▶ **Stated task**:
Where a line holds "this", copy it.
** BEGIN Data lines **
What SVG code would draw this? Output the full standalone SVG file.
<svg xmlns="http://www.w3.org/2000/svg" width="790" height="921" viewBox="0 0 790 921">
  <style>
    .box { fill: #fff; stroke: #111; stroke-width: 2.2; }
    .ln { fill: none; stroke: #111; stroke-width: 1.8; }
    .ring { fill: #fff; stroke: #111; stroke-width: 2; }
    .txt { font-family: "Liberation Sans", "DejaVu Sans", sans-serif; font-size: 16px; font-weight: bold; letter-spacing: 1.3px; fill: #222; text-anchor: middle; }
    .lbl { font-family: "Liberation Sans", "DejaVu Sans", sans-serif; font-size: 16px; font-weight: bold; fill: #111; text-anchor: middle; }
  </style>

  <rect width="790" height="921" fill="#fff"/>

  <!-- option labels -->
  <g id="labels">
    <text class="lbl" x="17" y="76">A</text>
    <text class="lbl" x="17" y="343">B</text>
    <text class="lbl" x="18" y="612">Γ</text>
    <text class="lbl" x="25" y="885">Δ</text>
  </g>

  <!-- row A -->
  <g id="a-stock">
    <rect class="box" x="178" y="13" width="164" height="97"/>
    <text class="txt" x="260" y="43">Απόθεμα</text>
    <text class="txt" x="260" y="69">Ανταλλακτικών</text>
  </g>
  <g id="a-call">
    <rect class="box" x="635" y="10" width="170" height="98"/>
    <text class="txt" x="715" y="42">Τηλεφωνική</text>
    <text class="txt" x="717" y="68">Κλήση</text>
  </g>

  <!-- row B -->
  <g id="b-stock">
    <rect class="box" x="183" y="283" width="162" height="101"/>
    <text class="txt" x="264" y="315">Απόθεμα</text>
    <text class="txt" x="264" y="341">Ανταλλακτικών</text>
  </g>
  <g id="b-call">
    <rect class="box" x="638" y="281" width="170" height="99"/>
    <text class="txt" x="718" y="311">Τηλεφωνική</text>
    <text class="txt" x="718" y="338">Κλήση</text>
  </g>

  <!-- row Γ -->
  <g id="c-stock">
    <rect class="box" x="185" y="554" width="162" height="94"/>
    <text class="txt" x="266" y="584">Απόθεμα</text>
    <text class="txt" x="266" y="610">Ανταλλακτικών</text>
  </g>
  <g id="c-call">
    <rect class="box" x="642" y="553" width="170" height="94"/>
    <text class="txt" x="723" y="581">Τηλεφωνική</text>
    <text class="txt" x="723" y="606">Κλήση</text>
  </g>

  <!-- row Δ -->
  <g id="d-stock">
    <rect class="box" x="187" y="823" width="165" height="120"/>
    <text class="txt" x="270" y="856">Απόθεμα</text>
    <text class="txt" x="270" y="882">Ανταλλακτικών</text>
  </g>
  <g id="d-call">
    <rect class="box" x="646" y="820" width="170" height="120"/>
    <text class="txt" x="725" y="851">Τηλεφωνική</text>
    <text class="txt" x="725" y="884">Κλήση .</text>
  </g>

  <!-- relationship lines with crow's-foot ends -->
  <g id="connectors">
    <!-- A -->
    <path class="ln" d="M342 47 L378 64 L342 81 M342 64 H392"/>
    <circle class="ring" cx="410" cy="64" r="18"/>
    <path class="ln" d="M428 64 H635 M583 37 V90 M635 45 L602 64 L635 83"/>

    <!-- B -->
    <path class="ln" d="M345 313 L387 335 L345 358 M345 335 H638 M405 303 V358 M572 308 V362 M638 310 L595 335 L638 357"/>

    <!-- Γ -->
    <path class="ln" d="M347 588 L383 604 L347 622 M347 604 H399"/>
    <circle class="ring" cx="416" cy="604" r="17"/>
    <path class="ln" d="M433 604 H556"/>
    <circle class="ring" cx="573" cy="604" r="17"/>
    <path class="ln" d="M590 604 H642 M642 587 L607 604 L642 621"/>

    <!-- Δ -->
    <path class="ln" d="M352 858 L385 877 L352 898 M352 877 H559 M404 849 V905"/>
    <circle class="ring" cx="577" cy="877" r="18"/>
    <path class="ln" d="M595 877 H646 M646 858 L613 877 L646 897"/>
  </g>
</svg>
** END Data lines **
** BEGIN Data lines **
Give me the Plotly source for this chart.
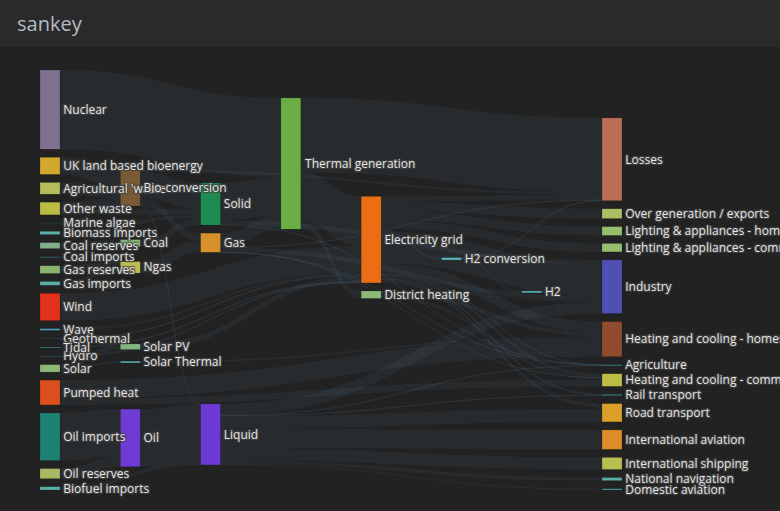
** END Data lines **
▶ **The response**:
What SVG code would draw this? Output the full standalone SVG file.
Give me the Plotly source for this chart.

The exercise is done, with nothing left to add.